変化することとしないこと

作成日:2002-04-07
最終更新日:

1. IT を正しく恐れる

寺田寅彦という科学者がいた。寺田は数々の名言を残しているが、 ここで思い出すのはこんなことばだった。 「物事を必要以上に恐れたり、全く恐れを抱いたりしないことはたやすいが、 物事を正当に恐れることは難しい」 ここでいう物事とはどんなことがあてはまるだろうか。ここではまさに IT というのがぴったりである。 どのようなことを正当に恐れないといけないのだろうか。

2. 見えない姿、聞こえない声

先に書いたように、商売をする上では、お客さんとの応対はもちろん、 取引業者との交渉や相互の受注、発注を欠かすことができない。 こういったときに用いる道具は対面による交渉・商談のほかに電話やファクシミリがある。 電話は姿こそ見えないものの、声の表情があるし、動きがある。ファクシミリは 電話のもつリアルタイム性は少ないが、 印刷された文書だけでなく、手書きの原稿やイラストが送れるので自由度がある。

ところが、電子メールはどうだろうか。添付文書で図や原稿を送ることはできるが、 基本はデジタル化された文書である。顔の表情はおろか、声色もわからないので、 不気味である。
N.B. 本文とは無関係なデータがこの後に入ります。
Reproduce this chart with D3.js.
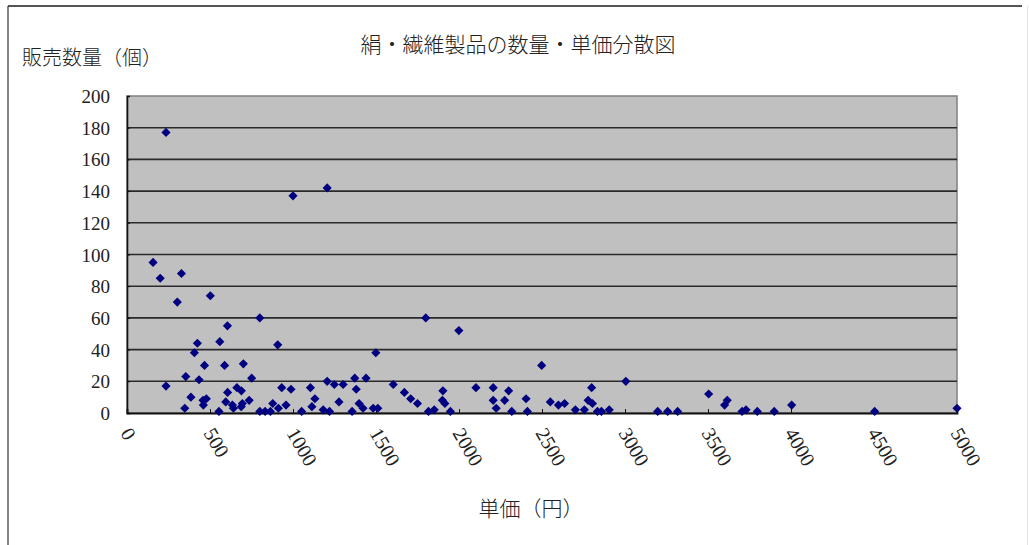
<!DOCTYPE html>
<html><head><meta charset="utf-8">
<script src="https://cdn.jsdelivr.net/npm/d3@7"></script>
<style>
html,body{margin:0;padding:0;background:#fff;}
svg{display:block;}
</style></head>
<body>
<script>
// ---- data ----
const title = "絹・繊維製品の数量・単価分散図";
const yTitle = "販売数量（個）";
const xTitle = "単価（円）";
const xTicks = [0,500,1000,1500,2000,2500,3000,3500,4000,4500,5000];
const yTicks = [0,20,40,60,80,100,120,140,160,180,200];
const unitPrice = [
 157,200,235,235,303,328,348,354,385,406,424,434,458,478,460,467,502,554,559,588,
 595,605,606,635,641,662,689,688,695,701,736,751,800,800,832,864,878,908,912,932,
 958,988,1000,
 1052,1105,1114,1132,1182,1206,1206,1220,1249,1277,1302,1356,1372,1381,1398,1422,1440,1483,1511,1499,
 1604,1671,1709,1750,1800,1816,1851,1903,1900,1915,1948,1999,
 2102,2206,2206,2224,2275,2299,2318,2404,2412,2498,2550,2599,2636,2701,2755,2799,2778,2804,2834,2858,2905,3005,
 3197,3257,3317,3504,3600,3616,3705,3729,3797,3899,4004,4504,5000
];
const quantity = [
 95,85,177,17,70,88,3,23,10,38,44,21,8,9,5,30,74,1,45,30,
 7,55,13,5,3,16,14,4,6,31,8,22,60,1,1,1,6,43,3,16,
 5,15,137,
 1,16,4,9,2,142,20,1,18,7,18,1,22,15,6,3,22,3,3,38,
 18,13,9,6,60,1,2,14,8,6,1,52,
 16,16,8,3,8,14,1,9,1,30,7,5,6,2,2,16,8,6,1,1,2,20,
 1,1,1,12,5,8,1,2,1,1,5,1,3
];

const W = 1029, H = 545;
const svg = d3.select("body").append("svg").attr("width", W).attr("height", H);

// outer frame
svg.append("line").attr("x1",8).attr("x2",1022).attr("y1",6).attr("y2",6).attr("stroke","#555").attr("stroke-width",2);
svg.append("line").attr("x1",8).attr("x2",8).attr("y1",6).attr("y2",H).attr("stroke","#333").attr("stroke-width",1.2);
svg.append("line").attr("x1",1027.5).attr("x2",1027.5).attr("y1",6).attr("y2",H).attr("stroke","#e4e4e4").attr("stroke-width",1);

const x = d3.scaleLinear().domain([0,5000]).range([127,957]);
const y = d3.scaleLinear().domain([0,200]).range([413,96]);

// plot background
svg.append("rect").attr("x",x(0)).attr("y",y(200)).attr("width",x(5000)-x(0)).attr("height",y(0)-y(200))
  .attr("fill","#c0c0c0").attr("stroke","#808080").attr("stroke-width",1.5);

// gridlines
svg.append("g").selectAll("line").data(yTicks.filter(d=>d>0 && d<200)).join("line")
  .attr("x1",x(0)).attr("x2",x(5000)).attr("y1",d=>y(d)).attr("y2",d=>y(d))
  .attr("stroke","#2a2a2a").attr("stroke-width",1.6);

// y axis
const yAxis = svg.append("g").attr("transform",`translate(${x(0)},0)`)
  .call(d3.axisRight(y).tickValues(yTicks).tickSize(3).tickFormat(""));
yAxis.select(".domain").attr("stroke","#111").attr("stroke-width",1.6);
yAxis.selectAll(".tick line").attr("stroke","#111");
svg.append("g").selectAll("text").data(yTicks).join("text")
  .attr("x",110).attr("y",d=>y(d)+7)
  .attr("text-anchor","end")
  .attr("font-family","'Liberation Serif','DejaVu Serif',serif").attr("font-size",19)
  .attr("fill","#222").text(d=>d);

// x axis
const xAxis = svg.append("g").attr("transform",`translate(0,${y(0)})`)
  .call(d3.axisTop(x).tickValues(xTicks).tickSize(4).tickFormat(""));
xAxis.select(".domain").attr("stroke","#111").attr("stroke-width",1.8);
xAxis.selectAll(".tick line").attr("stroke","#111");
svg.append("g").selectAll("text").data(xTicks).join("text")
  .attr("transform",d=>`translate(${x(d)-7},${y(0)+20}) rotate(60)`)
  .attr("text-anchor","start")
  .attr("font-family","'Liberation Serif','DejaVu Serif',serif").attr("font-size",20)
  .attr("fill","#222").text(d=>d);

// points
const pts = unitPrice.map((p,i)=>({p, q: quantity[i]}));
const sym = d3.symbol().type(d3.symbolSquare).size(42);
svg.append("g").selectAll("path").data(pts).join("path")
  .attr("d", sym)
  .attr("transform", d=>`translate(${x(d.p)},${y(d.q)}) rotate(45)`)
  .attr("fill","#000080");

// titles
const cjk = "'Noto Sans CJK JP','Noto Sans CJK SC',sans-serif";
svg.append("text").attr("x",518).attr("y",52).attr("text-anchor","middle")
  .attr("font-family",cjk).attr("font-size",21).attr("font-weight",300).attr("fill","#222").text(title);
svg.append("text").attr("x",22).attr("y",65).attr("text-anchor","start")
  .attr("font-family",cjk).attr("font-size",20).attr("font-weight",300).attr("fill","#222").text(yTitle);
svg.append("text").attr("x",531).attr("y",516).attr("text-anchor","middle")
  .attr("font-family",cjk).attr("font-size",21).attr("font-weight",300).attr("fill","#222").text(xTitle);
</script>
</body></html>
今でも電子メールに慣れていない方がいるのは、当然だといえる。 電子メールばかりの相互交流を不安に感じるのは無理からぬことだ。事実、 メル友との間で仲がこじれて事件になる、ということもある。

3. 不安と過信とのはざま

電子メールに不安を感じる方は、まず顔の見える家族や付き合いのある近所の方と 始めてみるのがいいだろう。最初から利害関係の大きなお客さんや取引先と電子メールで やりとりするのは、荷が重い。

最初は受信から始める。受信ができるようになれば、送信する。送信の文句も、 決まりきったものから始める。「下記の件、了解しました」と「下記の件、詳しく説明願います」 のどちらかでもよい。電話を併用するのもいいけれど、 電子メールの問いかけに対して電話だけでは相互交流はなりたたない。 電子メールには電子メールで回答する、というのが最小限必要な礼儀であろう。

そうこうすると、電子メールも慣れてくる。慣れ過ぎてくる。 電話で面談で催促しなければならないところ、 電子メールだけ出して読んで回答をするのを待つだけの受け身の姿勢になりがちである。 催促はやはり声色のわかる電話、表情のはっきりした面談で行うべきものだ。

そうして、何度も失敗を重ねるうちに、 電子メールと面談、電話、ファクシミリの使い分けもだんだんうまくいくようになる。 それでも、人間関係の修行は一生続く。それは、IT 化が進んで道具が進歩し、 多様になっても、変わらない。